Education is another one. Classrooms aren’t infinitely elastic. There is a point where adding more students stops being “diversity” and starts being overcrowding. Teachers can only do so much when they’re responsible for too many kids at once. If we care about outcomes - and we should - then class size and resources matter.
Only after we’ve answered these basic questions does it make sense to talk about immigration levels.
Do we need more workers? Possibly. But “possibly” isn’t a plan. If unemployment is already low and there are genuine labour shortages, then yes, bringing in skilled migrants can make sense. If not, importing labour while locals struggle to find work is hard to justify, no matter how nicely it’s packaged.
Do we have a moral responsibility to help people from less developed countries? Of course we do. But responsibility doesn’t mean ignoring consequences. If helping others comes at the cost of undermining the stability and prosperity of the country doing the helping, then in the long run, you help no one. A weakened system is less capable of generosity, not more.

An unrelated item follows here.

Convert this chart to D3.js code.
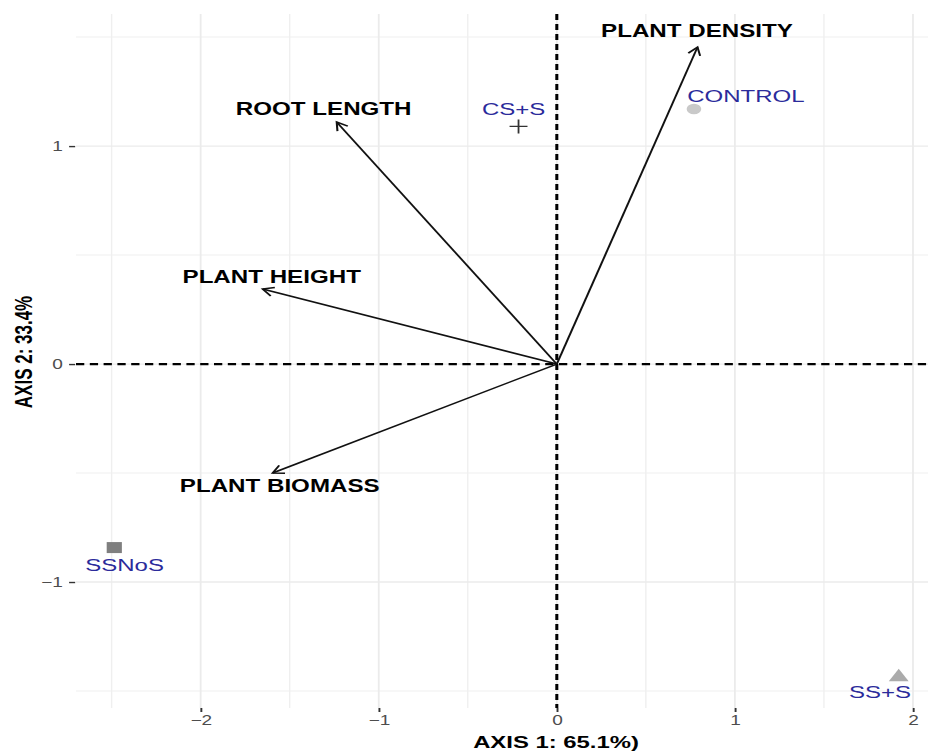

This is where the old idea that “charity begins at home” still holds up surprisingly well. It’s not a slogan for shutting the world out. It’s a reminder that a country needs to function properly if it’s going to be of any use to anyone - citizens or newcomers.
Immigration isn’t inherently good or bad. It’s a tool. Like any tool, it works well when used with some thought and restraint, and badly when used as a substitute for thinking. Right now, too much of the conversation skips the hard questions and jumps straight to conclusions.
We can do better than that. Start with reality, not ideology. The numbers should follow from the facts - not the other way around.